_OBJECTIVE_
Return only the lines from the top of the data down to the one that holds "import * as", both included, without any pictures.

# # #

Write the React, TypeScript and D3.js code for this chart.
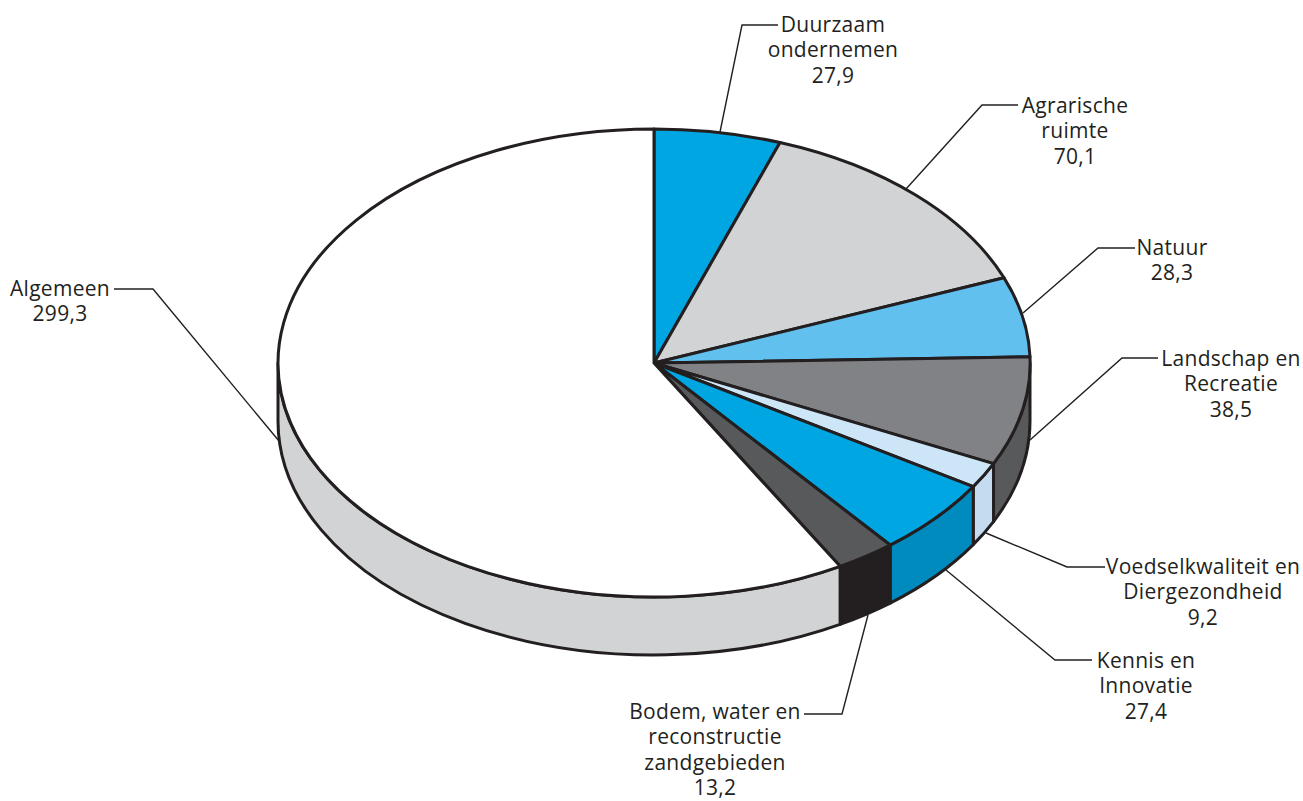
import React from "react";
import * as d3 from "d3";

const categories = [
  "Duurzaam ondernemen",
  "Agrarische ruimte",
  "Natuur",
  "Landschap en Recreatie",
  "Voedselkwaliteit en Diergezondheid",
  "Kennis en Innovatie",
  "Bodem, water en reconstructie zandgebieden",
  "Algemeen",
];
const values = [27.9, 70.1, 28.3, 38.5, 9.2, 27.4, 13.2, 299.3];
const valueLabels = ["27,9", "70,1", "28,3", "38,5", "9,2", "27,4", "13,2", "299,3"];
const labelLines = [
  ["Duurzaam", "ondernemen"],
  ["Agrarische", "ruimte"],
  ["Natuur"],
  ["Landschap en", "Recreatie"],
  ["Voedselkwaliteit en", "Diergezondheid"],
  ["Kennis en", "Innovatie"],
  ["Bodem, water en", "reconstructie", "zandgebieden"],
  ["Algemeen"],
];
const topColors = ["#00a6e2", "#d1d3d4", "#62c0ee", "#808285", "#cce6f8", "#00a6e2", "#58595b", "#ffffff"];
const sideColors = ["#00a6e2", "#d1d3d4", "#62c0ee", "#58595b", "#c5dcf0", "#008bbf", "#231f20", "#d1d3d4"];

// layout, separate from the data
const CX = 654, CY = 363, RX = 376, RY = 234, DEPTH = 58;
const INK = "#231f20";
const labelX = [833, 1075, 1172, 1231, 1203, 1146, 715, 60];
const labelY = [32, 113, 255, 366, 574, 668, 719, 296];
const LINE_H = 25.4;
const leaders: [number, number][][] = [
  [[720, 132], [742, 25], [778, 25]],
  [[906, 189], [982, 105], [1018, 105]],
  [[1023, 313], [1098, 248], [1135, 248]],
  [[1030, 440], [1122, 358], [1158, 358]],
  [[986, 533], [1067, 567], [1105, 567]],
  [[946, 570], [1055, 660], [1092, 660]],
  [[868, 615], [842, 714], [804, 714]],
  [[279, 441], [153, 289], [114, 289]],
];

const pt = (a: number, dy = 0): [number, number] => [CX + RX * Math.sin(a), CY - RY * Math.cos(a) + dy];

function sidePath(a0: number, a1: number) {
  const s = Math.max(a0, Math.PI / 2);
  const e = Math.min(a1, (3 * Math.PI) / 2);
  if (e <= s) return null;
  const [x0, y0] = pt(s);
  const [x1, y1] = pt(e);
  const [x2, y2] = pt(e, DEPTH);
  const [x3, y3] = pt(s, DEPTH);
  const large = e - s > Math.PI ? 1 : 0;
  return `M${x0},${y0}A${RX},${RY} 0 ${large} 1 ${x1},${y1}L${x2},${y2}A${RX},${RY} 0 ${large} 0 ${x3},${y3}Z`;
}

export default function App() {
  const arcs = d3
    .pie<number>()
    .sort(null)
    .startAngle(0)
    .endAngle(2 * Math.PI)(values);
  const unitArc = d3.arc<d3.PieArcDatum<number>>().innerRadius(0).outerRadius(1);
  const leaderLine = d3.line();

  return (
    <svg
      width={1303}
      height={801}
      viewBox="0 0 1303 801"
      style={{ position: "fixed", left: 0, top: 0, background: "#fff" }}
      fontFamily="'Open Sans', sans-serif"
    >
      <g fill="none" stroke={INK} strokeWidth={1.4}>
        {leaders.map((p, i) => (
          <path key={i} d={leaderLine(p) as string} />
        ))}
      </g>
      <g stroke={INK} strokeWidth={3} strokeLinejoin="round">
        {arcs.map((d, i) => {
          const p = sidePath(d.startAngle, d.endAngle);
          return p ? <path key={i} d={p} fill={sideColors[i]} /> : null;
        })}
      </g>
      <g transform={`translate(${CX},${CY}) scale(${RX},${RY})`} stroke={INK} strokeLinejoin="round">
        {arcs.map((d, i) => (
          <path
            key={i}
            d={unitArc(d) as string}
            fill={topColors[i]}
            strokeWidth={3}
            vectorEffect="non-scaling-stroke"
          />
        ))}
      </g>
      <g fontSize={21} fill={INK} textAnchor="middle" letterSpacing={0.3}>
        {categories.map((c, i) => (
          <text key={c} x={labelX[i]} y={labelY[i]}>
            {[...labelLines[i], valueLabels[i]].map((t, j) => (
              <tspan key={j} x={labelX[i]} y={labelY[i] + j * LINE_H}>
                {t}
              </tspan>
            ))}
          </text>
        ))}
      </g>
    </svg>
  );
}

# # #

_SOLVED EXERCISE_
Write the React, TypeScript and D3.js code for this chart.
import React from "react";
import * as d3 from "d3";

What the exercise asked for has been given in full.